In view of the above, the writer concluded that in light of its failure to employ the conference podium to garner popular support to its policies, the government opted to close the conference without issuing final concluding recommendations, raising only initial recommendations to a wording committee to work upon after the conference conclusion.
A third review column on the national economic conference by journalist Zuhair Elsarraj appeared on ‘Eljareeda’ newspaper. Mr. Zuhair expressed his wish that the conference recommendations would turn into work plans instead of being drawn out in nice folders and kept into lockers, as usual, for pests and white ants to feed upon.

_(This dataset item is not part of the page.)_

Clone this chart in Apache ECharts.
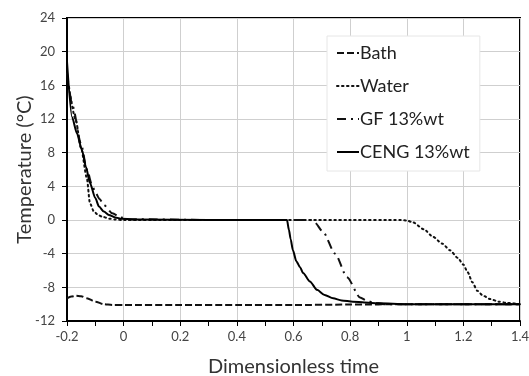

The writer also called, in a sarcastic note, upon relevant officials to take out-of-lockers all recommendations of previously-held economic conferences, ever since independence, in order to see how they could apply to our present situation. Along this same note, the writer allotted a specific remark to a similar national economic conference held in 1986 following the uprooting of Ja’afar Nimeiri regime, and also to a routine Arkaweet conference that has been held by the University of Khartoum for over 55 years now, stating that had the preparatory committee explored the archives of those conferences, it could have found much in common with the themes and outcomes of the recent conference and accordingly saved unduly spent money, time and effort. This indicates, in the writer’s opinion, that ever since independence Sudanese politicians, government executive officials and policy think-tanks have been caught up in a vicious net of inability, inefficiency and conflicted interests, in spite of Sudan’s great natural and other potential.
In conclusion of his article, Mr. Zuhair hailed the Prime Minister’s concluding remark, where the PM stressed the need to evaluate the conference, both in form and in content, as first step upon conclusion. Mr. Zuhair thinks this evaluation would be very important in deciding whether the conference’s level of participation, submitted papers and recommendations are valid, well-informed and doable or not.